Loops are used to do repetitive tasks. Stata has commands that allow looping over sequences of numbers and various types of lists, including lists of variables.

4.2.1 Looping over sequences of numbers

The first type of loop we will look at takes the following form:

forvalues i = 1/10 { 
    di `i'
}

Here i is a local macro which you can call whatever you like, 1/10 is a sequence of numbers that increases from 1 to 10 in steps of 1. But you can define the starting point, the end point and the size of the steps however you like, for example in the following loop we go from 1000 to 2000 in steps of 50:

forvalues number = 1000(50)2000 { 
    di `number'
}

4.2.2 Looping over elements in a list

In this type of loop, the list members can be anything.

foreach animal in cats and dogs { 
    display "`animal'" 
}
foreach level in 2 6 12 {
	display "Do something with `level'"
}

4.2.3 Looping Over Specialized Lists

Looping over variables:

foreach varname of make price mpg rep78 headroom trunk weight length turn displacement gear_ratio foreign { 
   describe `varname'
}

Again, note that you can call varname whatever you like – this is the name of the local macro you will evaluate in the loop.

Looping over words in macros

local controls age agesquared education 
foreach control of local controls {
   display "`control'" 
}

Looping over a list of numbers

foreach year of numlist 1980 1985 1995 {
   display "`year'" 
}

Ok, that is an overview of the kinds of loops you will encounter and use 99 percent of the time.

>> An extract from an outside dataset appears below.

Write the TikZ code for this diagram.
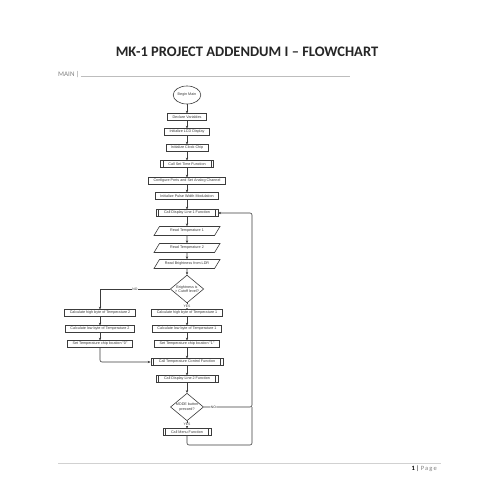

To give you a simple example of how macros and loops work well in combination, say you want to draw obtain the r-squared statistic that measures the strength of the linear association of price versus miles per gallon for foreign and domestic cars. We could do the following: (here I introduce the levelsof command, see if you understand what this accomplishes and for what types of variables this operation makes sense). Also pay attention to what the quietly command accomplishes.

gen cartype = "Foreign" if foreign == 1
replace cartype = "Domestic" if foreign == 0
levelsof cartype, local(cartypes)
foreach cartype of local cartypes { 
   quietly: regress price mpg if cartype == "`cartype'" 
   local rsq =  e(r2)
   di "`cartype': rsquared = `rsq'" 
}

Now suppose we wanted to store the rsquared results so that we could generated a stata dataset of results later. For this, matrices are handy. We start by creating an empty matrix with the appropriate dimensions. In this case we want a matrix that is 2 rows by 2 columns (the first column to store the identify the cartype and the second column to store the values of rsquared). To create an emptry matrix (in this example we call it “results” but we could name it anything) we use the matrix command as follows.

matrix results = J(2,2,.)
matrix list results

The matrix list command displays the matrix called “results” in the results window.

To use the matrix “results” to store the r-squared values we use subset notation to tell stata in which cell of the matrix to insert a value. So, for example results[1,1] refers to the first row, first column cell of the matrix, while results[2,1] refers to the second row, second column cell of the matrix. The following example will make clear how this works:

matrix results = J(2,2.) 
matrix list results 
matrix results[1,1] = 1
matrix results[1,2] = 2
matrix results[2,1] = 3
matrix results[2,2] = 4
matrix list results

we could also do this same thing in a loop:

matrix results = J(2,2.) /* Defining the matrix */ 
local i = 1              /* Starting a counter */ 
forvalues rows = 1/2 {   /* Row subscripts */ 
forvalues cols = 1/2 {   /* Column subscripts */ 
    display "row: `rows' col: `cols' value: `i'" 
    matrix  results[`rows',`cols'] = `i' /*storing `i' in matrix*/
    local i = `i' + 1 /* Increasing the counter by 1 */ 
} 
} 
matrix list results

Make sure you understand what is happening at each point in the code above! This example forms the backbone of the extended example we will cover in the lecture (computing population growth rates for each country.